Thanks for the rec on Golden Hong Kong. Better dim sum than Sampan, not as good as what you'd find in Seven Corners, but closer to me and good enough.
Finally tried the fried eel at South China. Definitely a standout; the crispiness reminded me of pork rinds. Also tried a spicy fish hotpot where the dominant flavor was cucumber (in the stock as well as shredded on top). Never had anything like it before.
Agreed that there are other places to get most of these things better, but it's still better than most of the options in that area for relatively authentic Chinese. I may have been the most enthusiastic of the folks who joined, though, by virtue of not having had anything interesting to eat in a while before that.
A subsequent visit confirmed other reports that they have a solid (flavorful and not too fiery) ma po tofu.

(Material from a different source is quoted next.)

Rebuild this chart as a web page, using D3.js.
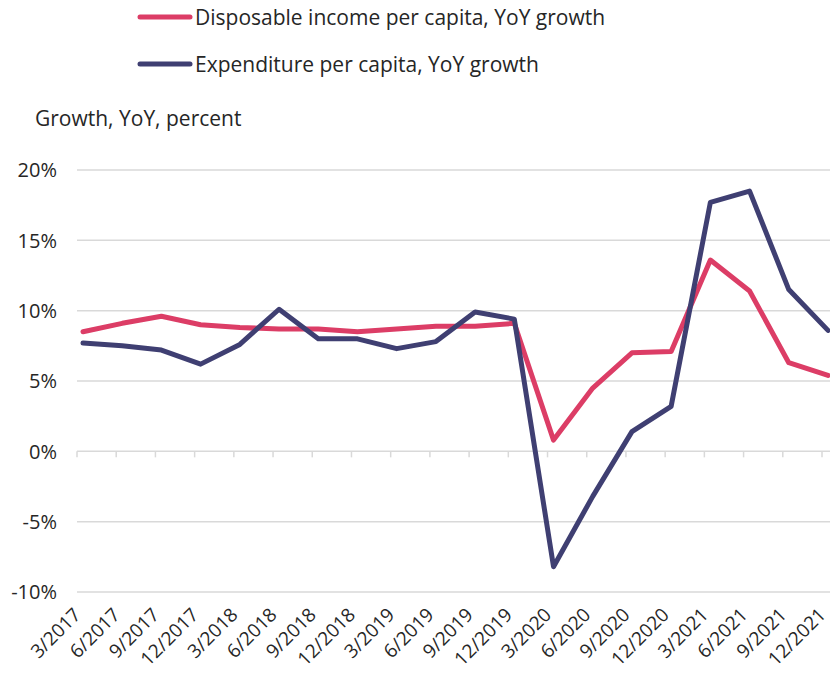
<!DOCTYPE html>
<html>
<head>
<meta charset="utf-8">
<script src="https://cdn.jsdelivr.net/npm/d3@7"></script>
<style>
  body { margin: 0; background: #fff; }
  text { font-family: "Open Sans", sans-serif; fill: #262626; }
</style>
</head>
<body>
<div id="chart"></div>
<script>
const quarters = ["3/2017", "6/2017", "9/2017", "12/2017", "3/2018", "6/2018", "9/2018", "12/2018",
  "3/2019", "6/2019", "9/2019", "12/2019", "3/2020", "6/2020", "9/2020", "12/2020",
  "3/2021", "6/2021", "9/2021", "12/2021"];
const incomeGrowth = [8.5, 9.1, 9.6, 9.0, 8.8, 8.7, 8.7, 8.5, 8.7, 8.9, 8.9, 9.1,
  0.8, 4.5, 7.0, 7.1, 13.6, 11.4, 6.3, 5.4];
const expenditureGrowth = [7.7, 7.5, 7.2, 6.2, 7.6, 10.1, 8.0, 8.0, 7.3, 7.8, 9.9, 9.4,
  -8.2, -3.2, 1.4, 3.2, 17.7, 18.5, 11.5, 8.6];
const yTicks = [-10, -5, 0, 5, 10, 15, 20];

const series = [
  { name: "Disposable income per capita, YoY growth", values: incomeGrowth, color: "#dc3d66" },
  { name: "Expenditure per capita, YoY growth", values: expenditureGrowth, color: "#3f3f72" }
];

const width = 830, height = 680;
const plotLeft = 77, plotRight = 830;

const svg = d3.select("#chart").append("svg")
  .attr("width", width)
  .attr("height", height);

const xScale = d3.scalePoint()
  .domain(quarters)
  .range([83, 828]);

const yScale = d3.scaleLinear()
  .domain([-10, 20])
  .range([592, 170]);

// Gridlines
svg.append("g")
  .selectAll("line")
  .data(yTicks)
  .join("line")
  .attr("x1", plotLeft)
  .attr("x2", plotRight)
  .attr("y1", d => yScale(d))
  .attr("y2", d => yScale(d))
  .attr("stroke", "#d9d9d9")
  .attr("stroke-width", 1.5);

// Y labels
svg.append("g")
  .selectAll("text")
  .data(yTicks)
  .join("text")
  .attr("x", 57)
  .attr("y", d => yScale(d))
  .attr("dy", "0.36em")
  .attr("text-anchor", "end")
  .attr("font-size", "20px")
  .text(d => d + "%");

// Tick marks on the zero line
svg.append("g")
  .selectAll("line")
  .data(quarters)
  .join("line")
  .attr("x1", d => xScale(d) - 6)
  .attr("x2", d => xScale(d) - 6)
  .attr("y1", yScale(0))
  .attr("y2", yScale(0) + 6)
  .attr("stroke", "#d9d9d9")
  .attr("stroke-width", 1.5);

// X labels, rotated
svg.append("g")
  .selectAll("text")
  .data(quarters)
  .join("text")
  .attr("transform", d => `translate(${xScale(d) - 1}, 616) rotate(-45)`)
  .attr("text-anchor", "end")
  .attr("font-size", "19px")
  .text(d => d);

// Lines
const line = d3.line()
  .x((d, i) => xScale(quarters[i]))
  .y(d => yScale(d));

svg.append("g")
  .selectAll("path")
  .data(series)
  .join("path")
  .attr("d", d => line(d.values))
  .attr("fill", "none")
  .attr("stroke", d => d.color)
  .attr("stroke-width", 5)
  .attr("stroke-linejoin", "round")
  .attr("stroke-linecap", "round");

// Legend
const legend = svg.append("g")
  .selectAll("g")
  .data(series)
  .join("g")
  .attr("transform", (d, i) => `translate(0, ${17 + i * 47})`);

legend.append("line")
  .attr("x1", 140)
  .attr("x2", 190)
  .attr("stroke", d => d.color)
  .attr("stroke-width", 5)
  .attr("stroke-linecap", "round");

legend.append("text")
  .attr("x", 195)
  .attr("dy", "0.36em")
  .attr("font-size", "21px")
  .text(d => d.name);

// Axis title
svg.append("text")
  .attr("x", 35)
  .attr("y", 118)
  .attr("dy", "0.36em")
  .attr("font-size", "21px")
  .text("Growth, YoY, percent");
</script>
</body>
</html>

As I rapidly enter my dotage, proximity becomes really important to me. I'll make a special trip to Grace Garden if I'm on my way to Baltimore, or Temari Cafe if I'm going through Rockville, but I'd have a hard time justifying going all the way to Gaithersburg for dinner. The dim sum at Sampan Cafe isn't as good as the places in Seven Corners or Wheaton, but it has the advantage of not being in Seven Corners or Wheaton and there's no ridiculous wait with people staring at you drooling and tapping their watches.
Peking Duck does a good ma po tofu with ground pork in it. Also not fiery, but I don't care for fiery.